Extracted information>
——

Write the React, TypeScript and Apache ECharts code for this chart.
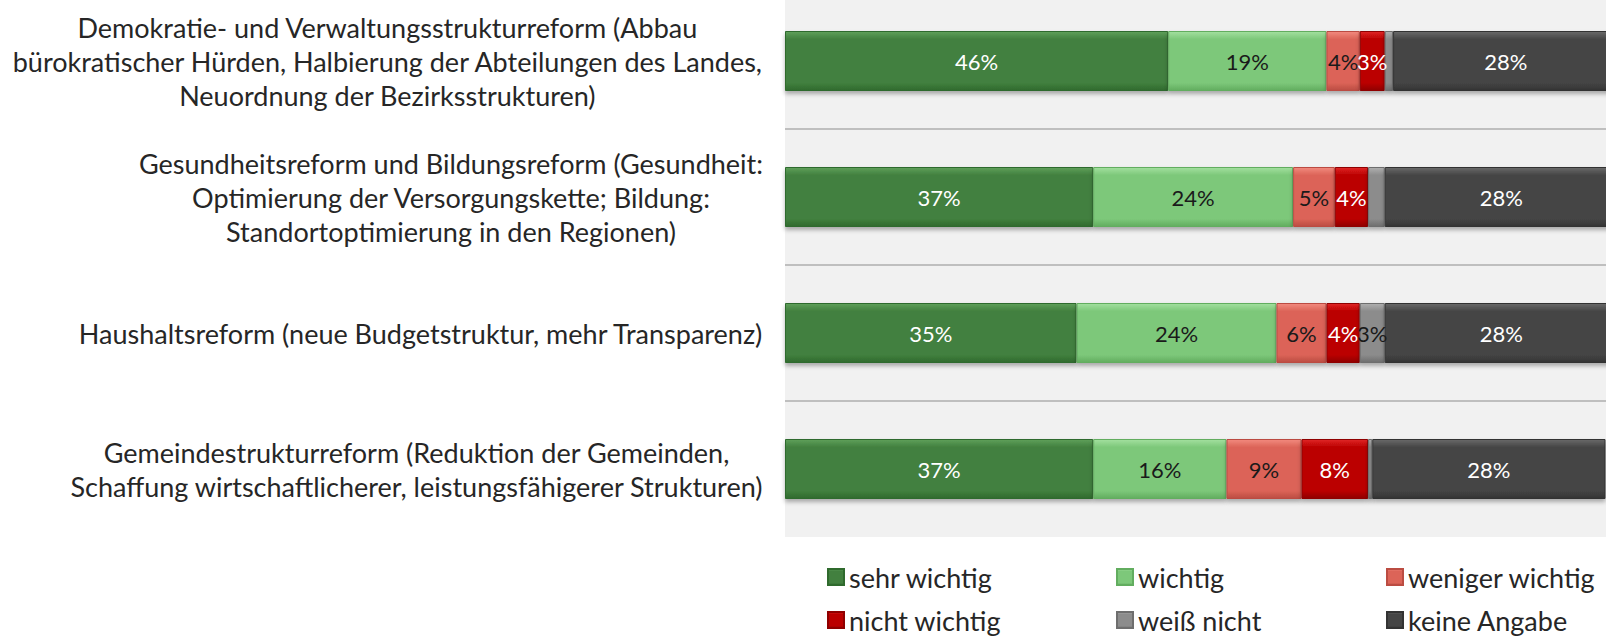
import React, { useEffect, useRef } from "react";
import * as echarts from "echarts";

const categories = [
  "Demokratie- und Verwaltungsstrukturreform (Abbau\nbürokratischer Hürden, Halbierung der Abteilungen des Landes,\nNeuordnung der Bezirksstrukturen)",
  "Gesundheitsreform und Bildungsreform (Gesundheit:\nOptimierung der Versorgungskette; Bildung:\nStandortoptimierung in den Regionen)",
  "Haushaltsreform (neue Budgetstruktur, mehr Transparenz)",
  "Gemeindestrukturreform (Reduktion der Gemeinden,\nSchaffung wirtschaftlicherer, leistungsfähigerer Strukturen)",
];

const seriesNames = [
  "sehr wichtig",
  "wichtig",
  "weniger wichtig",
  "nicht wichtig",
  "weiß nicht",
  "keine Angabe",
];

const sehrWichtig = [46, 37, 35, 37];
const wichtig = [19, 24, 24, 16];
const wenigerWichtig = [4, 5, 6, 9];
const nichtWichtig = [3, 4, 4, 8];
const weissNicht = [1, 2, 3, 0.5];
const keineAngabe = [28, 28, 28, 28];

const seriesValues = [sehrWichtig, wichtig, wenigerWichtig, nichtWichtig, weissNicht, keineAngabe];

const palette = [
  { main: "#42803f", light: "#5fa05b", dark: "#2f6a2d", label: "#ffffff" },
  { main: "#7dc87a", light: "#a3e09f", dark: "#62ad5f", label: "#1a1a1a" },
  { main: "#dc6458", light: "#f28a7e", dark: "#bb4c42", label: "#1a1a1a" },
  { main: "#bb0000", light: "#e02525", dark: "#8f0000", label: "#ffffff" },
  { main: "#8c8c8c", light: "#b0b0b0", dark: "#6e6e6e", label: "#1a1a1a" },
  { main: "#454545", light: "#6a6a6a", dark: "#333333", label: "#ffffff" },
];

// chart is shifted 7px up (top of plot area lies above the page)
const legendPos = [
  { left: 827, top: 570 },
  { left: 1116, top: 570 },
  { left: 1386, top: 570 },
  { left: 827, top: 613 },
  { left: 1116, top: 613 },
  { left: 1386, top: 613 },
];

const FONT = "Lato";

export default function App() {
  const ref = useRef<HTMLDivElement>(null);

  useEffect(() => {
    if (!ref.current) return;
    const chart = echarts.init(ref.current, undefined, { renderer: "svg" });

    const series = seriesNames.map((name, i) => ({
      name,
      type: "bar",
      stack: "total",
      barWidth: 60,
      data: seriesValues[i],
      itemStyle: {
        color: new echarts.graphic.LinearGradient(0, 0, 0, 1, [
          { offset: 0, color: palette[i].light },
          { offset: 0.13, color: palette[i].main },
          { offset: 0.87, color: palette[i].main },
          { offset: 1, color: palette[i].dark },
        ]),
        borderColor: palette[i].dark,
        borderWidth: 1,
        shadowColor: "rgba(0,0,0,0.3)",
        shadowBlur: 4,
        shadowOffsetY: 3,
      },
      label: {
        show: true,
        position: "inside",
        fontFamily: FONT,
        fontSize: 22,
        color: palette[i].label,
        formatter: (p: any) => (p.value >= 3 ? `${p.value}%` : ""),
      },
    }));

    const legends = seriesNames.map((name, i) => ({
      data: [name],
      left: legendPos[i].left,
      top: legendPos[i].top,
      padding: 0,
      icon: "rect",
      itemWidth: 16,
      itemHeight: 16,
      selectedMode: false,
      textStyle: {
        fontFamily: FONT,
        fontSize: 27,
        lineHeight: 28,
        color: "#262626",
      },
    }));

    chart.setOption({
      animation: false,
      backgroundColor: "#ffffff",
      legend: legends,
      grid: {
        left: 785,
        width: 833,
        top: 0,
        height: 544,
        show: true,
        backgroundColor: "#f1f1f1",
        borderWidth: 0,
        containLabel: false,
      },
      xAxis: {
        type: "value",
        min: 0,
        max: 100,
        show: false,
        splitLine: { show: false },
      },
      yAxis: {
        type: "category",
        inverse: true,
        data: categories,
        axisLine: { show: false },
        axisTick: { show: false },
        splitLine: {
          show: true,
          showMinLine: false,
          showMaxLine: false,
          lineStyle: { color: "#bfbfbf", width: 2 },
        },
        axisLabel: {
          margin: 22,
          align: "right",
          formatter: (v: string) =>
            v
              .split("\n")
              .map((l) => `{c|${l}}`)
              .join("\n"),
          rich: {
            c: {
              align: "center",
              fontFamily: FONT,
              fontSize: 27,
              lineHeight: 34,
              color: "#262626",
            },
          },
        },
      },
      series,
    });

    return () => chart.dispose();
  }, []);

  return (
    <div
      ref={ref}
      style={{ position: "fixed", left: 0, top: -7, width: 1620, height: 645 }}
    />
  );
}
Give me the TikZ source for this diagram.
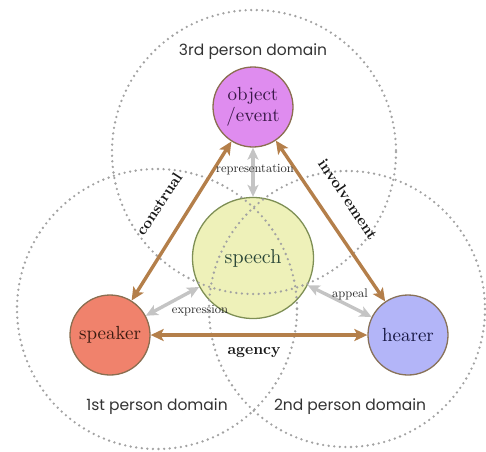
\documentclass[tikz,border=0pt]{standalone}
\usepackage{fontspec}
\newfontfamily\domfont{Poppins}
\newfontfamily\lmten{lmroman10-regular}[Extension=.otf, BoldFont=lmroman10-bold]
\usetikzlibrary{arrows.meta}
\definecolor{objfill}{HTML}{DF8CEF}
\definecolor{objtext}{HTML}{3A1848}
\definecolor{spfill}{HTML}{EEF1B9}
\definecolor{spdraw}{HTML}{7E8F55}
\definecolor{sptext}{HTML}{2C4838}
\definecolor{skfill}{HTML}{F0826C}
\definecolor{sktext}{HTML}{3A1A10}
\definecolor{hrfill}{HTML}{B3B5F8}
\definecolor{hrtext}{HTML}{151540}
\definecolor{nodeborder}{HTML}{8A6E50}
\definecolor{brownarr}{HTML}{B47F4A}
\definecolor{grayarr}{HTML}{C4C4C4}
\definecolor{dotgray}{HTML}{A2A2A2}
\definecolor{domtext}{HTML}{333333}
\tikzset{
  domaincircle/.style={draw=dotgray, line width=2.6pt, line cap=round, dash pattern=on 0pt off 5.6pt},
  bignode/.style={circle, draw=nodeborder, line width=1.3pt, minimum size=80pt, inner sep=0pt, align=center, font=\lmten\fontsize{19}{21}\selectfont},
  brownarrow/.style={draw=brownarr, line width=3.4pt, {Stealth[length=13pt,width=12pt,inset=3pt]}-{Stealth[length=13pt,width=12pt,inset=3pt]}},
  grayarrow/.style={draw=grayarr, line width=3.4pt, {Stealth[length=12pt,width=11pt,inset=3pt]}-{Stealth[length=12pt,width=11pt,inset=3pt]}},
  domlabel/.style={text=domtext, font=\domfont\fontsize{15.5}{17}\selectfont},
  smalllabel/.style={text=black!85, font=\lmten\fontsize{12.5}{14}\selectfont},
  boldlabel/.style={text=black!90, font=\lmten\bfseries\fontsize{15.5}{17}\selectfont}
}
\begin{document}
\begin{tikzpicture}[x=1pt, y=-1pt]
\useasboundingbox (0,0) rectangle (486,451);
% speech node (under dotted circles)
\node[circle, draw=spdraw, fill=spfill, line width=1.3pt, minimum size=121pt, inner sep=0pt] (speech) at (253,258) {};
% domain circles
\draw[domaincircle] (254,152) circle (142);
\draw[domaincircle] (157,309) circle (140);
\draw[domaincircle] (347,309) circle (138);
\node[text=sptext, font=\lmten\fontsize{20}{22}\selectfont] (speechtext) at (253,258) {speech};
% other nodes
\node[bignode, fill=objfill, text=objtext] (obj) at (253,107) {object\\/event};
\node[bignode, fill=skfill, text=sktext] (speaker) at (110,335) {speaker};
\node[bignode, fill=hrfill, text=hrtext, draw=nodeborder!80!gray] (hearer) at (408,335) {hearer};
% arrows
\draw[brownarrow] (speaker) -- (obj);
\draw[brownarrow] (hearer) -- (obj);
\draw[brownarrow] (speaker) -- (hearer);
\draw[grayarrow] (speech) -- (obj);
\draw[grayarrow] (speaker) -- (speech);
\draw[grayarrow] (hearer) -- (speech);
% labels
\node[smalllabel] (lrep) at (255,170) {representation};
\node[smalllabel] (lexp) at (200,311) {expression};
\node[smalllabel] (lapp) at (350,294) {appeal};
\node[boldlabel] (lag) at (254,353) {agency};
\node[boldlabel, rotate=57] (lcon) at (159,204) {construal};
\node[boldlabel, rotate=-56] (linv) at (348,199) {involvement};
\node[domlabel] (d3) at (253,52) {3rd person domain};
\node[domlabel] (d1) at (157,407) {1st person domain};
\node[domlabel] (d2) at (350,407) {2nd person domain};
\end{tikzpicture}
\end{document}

——

Exercise> Repeat only the lines from the beginning of the material through the line containing "import * as", both ends kept, leaving pictures out.

The completed task>
Write the React, TypeScript and Apache ECharts code for this chart.
import React, { useEffect, useRef } from "react";
import * as echarts from "echarts";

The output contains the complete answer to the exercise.